Answer to a Correspondent.

 
What is it that gives capacity to the believer? Is it new birth, or is it the possession of the Holy Spirit? — Gateshead-On-Tyne.
YOUR question is a trifle difficult to answer inasmuch as the word capacity may mean somewhat different things to different minds.
It is very evident from 1 Corinthians 2:14, that man in his natural condition has no capacity at all to entertain the things of God. He cannot receive them.
In Romans 7 we find the struggles of a new-born soul. We can see that a capacity exists for recognizing and approving what is good, though the power to execute it is lacking. There does not appear to be as yet a capacity for understanding, though there are divinely-implanted instincts.

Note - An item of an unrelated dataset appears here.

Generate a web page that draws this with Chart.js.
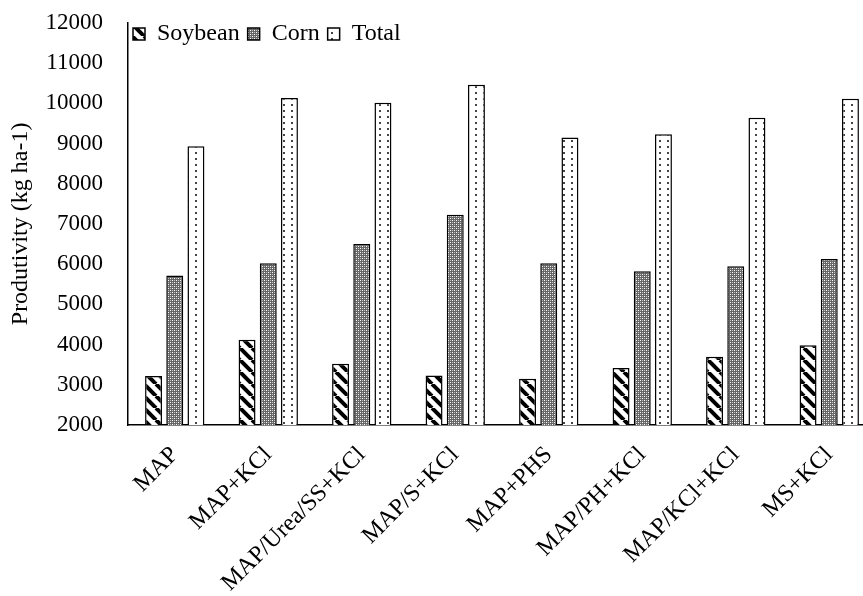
<!DOCTYPE html>
<html>
<head>
<meta charset="utf-8">
<script src="https://cdn.jsdelivr.net/npm/chart.js@4"></script>
<style>
    html, body { margin: 0; padding: 0; background: #fff; overflow: hidden; }
    #wrap { width: 876px; height: 596px; }
</style>
</head>
<body>
<div id="wrap"><canvas id="chart" width="876" height="596"></canvas></div>
<script>
const categories = ["MAP", "MAP+KCl", "MAP/Urea/SS+KCl", "MAP/S+KCl", "MAP+PHS", "MAP/PH+KCl", "MAP/KCl+KCl", "MS+KCl"];
const soybean = [3220, 4120, 3520, 3230, 3150, 3420, 3700, 3980];
const corn = [5720, 6020, 6500, 7230, 6020, 5820, 5950, 6130];
const total = [8930, 10130, 10010, 10460, 9150, 9230, 9640, 10110];
const yTicks = [2000, 3000, 4000, 5000, 6000, 7000, 8000, 9000, 10000, 11000, 12000];

// ================= PATTERNS =================
const makePattern = (w, h, draw) => {
    const c = document.createElement("canvas");
    c.width = w;
    c.height = h;
    const ctx = c.getContext("2d");
    draw(ctx);
    return ctx.createPattern(c, "repeat");
};

const stripes = makePattern(12, 12, (ctx) => {
    ctx.fillStyle = "#fff";
    ctx.fillRect(0, 0, 12, 12);
    ctx.strokeStyle = "#000";
    ctx.lineWidth = 4;
    for (const x of [-12, 0, 12]) {
        ctx.beginPath();
        ctx.moveTo(x, 0);
        ctx.lineTo(x + 12, 12);
        ctx.stroke();
    }
});

const hatch = makePattern(4, 4, (ctx) => {
    ctx.fillStyle = "#666";
    ctx.fillRect(0, 0, 4, 4);
    ctx.fillStyle = "#fff";
    ctx.fillRect(0, 0, 1, 1);
    ctx.fillRect(2, 2, 1, 1);
    ctx.fillStyle = "#c0c0c0";
    ctx.fillRect(2, 0, 1, 1);
    ctx.fillRect(0, 2, 1, 1);
});

const dots = makePattern(8, 6, (ctx) => {
    ctx.fillStyle = "#fff";
    ctx.fillRect(0, 0, 8, 6);
    ctx.fillStyle = "#444";
    ctx.fillRect(3, 2, 2, 2);
});

// legend sits inside the plot, top-left, like the original:
// it takes no room in the layout and is moved over the chart area
const legendInside = {
    id: "legendInside",
    beforeLayout(chart) {
        const lg = chart.legend;
        if (!lg || lg._inside) return;
        lg._inside = true;
        const fit = lg.fit.bind(lg);
        lg.fit = () => {
            fit();
            lg.height = 0;
        };
    },
    afterLayout(chart) {
        const lg = chart.legend;
        if (!lg) return;
        lg.left = chart.chartArea.left - 3;
        lg.right = chart.chartArea.right;
        lg.top = 14;
        lg.bottom = lg.top + 40;
    },
};

Chart.defaults.color = "#000";
Chart.defaults.font.family = "'Liberation Serif', 'Times New Roman', serif";
Chart.defaults.font.size = 24;

new Chart(document.getElementById("chart"), {
    type: "bar",
    data: {
        labels: categories,
        datasets: [
            { label: "Soybean", data: soybean, backgroundColor: stripes },
            { label: "Corn", data: corn, backgroundColor: hatch },
            { label: "Total", data: total, backgroundColor: dots },
        ],
    },
    plugins: [legendInside],
    options: {
        responsive: false,
        animation: false,
        layout: { padding: { top: 0, left: 4, right: 0, bottom: 0 } },
        datasets: {
            bar: {
                borderColor: "#000",
                borderWidth: 1.5,
                categoryPercentage: 0.68,
                barPercentage: 0.8,
            },
        },
        plugins: {
            tooltip: { enabled: false },
            legend: {
                position: "top",
                align: "start",
                labels: {
                    boxWidth: 12,
                    boxHeight: 12,
                    padding: 8,
                    font: { size: 24 },
                    color: "#000",
                },
            },
        },
        scales: {
            x: {
                grid: { display: false },
                border: { color: "#000", width: 1.5 },
                ticks: { minRotation: 45, maxRotation: 45, autoSkip: false, padding: 8 },
                afterFit: (scale) => { scale.height = 171; },
            },
            y: {
                min: 2000,
                max: 12000,
                grid: { display: false, tickLength: 16 },
                border: { color: "#000", width: 1.5 },
                afterBuildTicks: (scale) => {
                    scale.ticks = yTicks.map((v) => ({ value: v }));
                },
                ticks: { padding: 9, font: { size: 23 }, callback: (v) => String(v) },
                title: { display: true, text: "Produtivity (kg ha-1)", font: { size: 24 }, padding: 2 },
                afterFit: (scale) => { scale.width = 124; },
            },
        },
    },
});
</script>
</body>
</html>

In 1 John 2:20-27, we read of the “unction” or “anointing,” —referring to the Spirit; by it we “know.” The same anointing “teacheth you of all things.” Capacity for the understanding of the things of God, the power by which we consciously possess them, is by the Spirit This is illustrated in the history of the disciples. Born again as they were, they had divinely-given instincts, and hence they recognized in Jesus the Christ of God and clung to Him. Yet they did not understand in any proper way the wonderful teaching that He gave them until He was gone and the Spirit was given. Again and again He had to comment on their lack of understanding, for “These things understood not His disciples at the first: but when Jesus was glorified, then remembered they that these things were written of Him” (John 12:16). Speaking of this the Lord said, “At that day ye shall know...” (John 14:20).
In short, therefore, we should answer the question you raise by saying that, while as a result of new birth we possess what we may call an instinctive capacity — a capacity of divinely given desires and feelings, our capacity for an intelligent reception of the things of God lies in our having received the Holy Spirit — and in our walking so as not to grieve Him.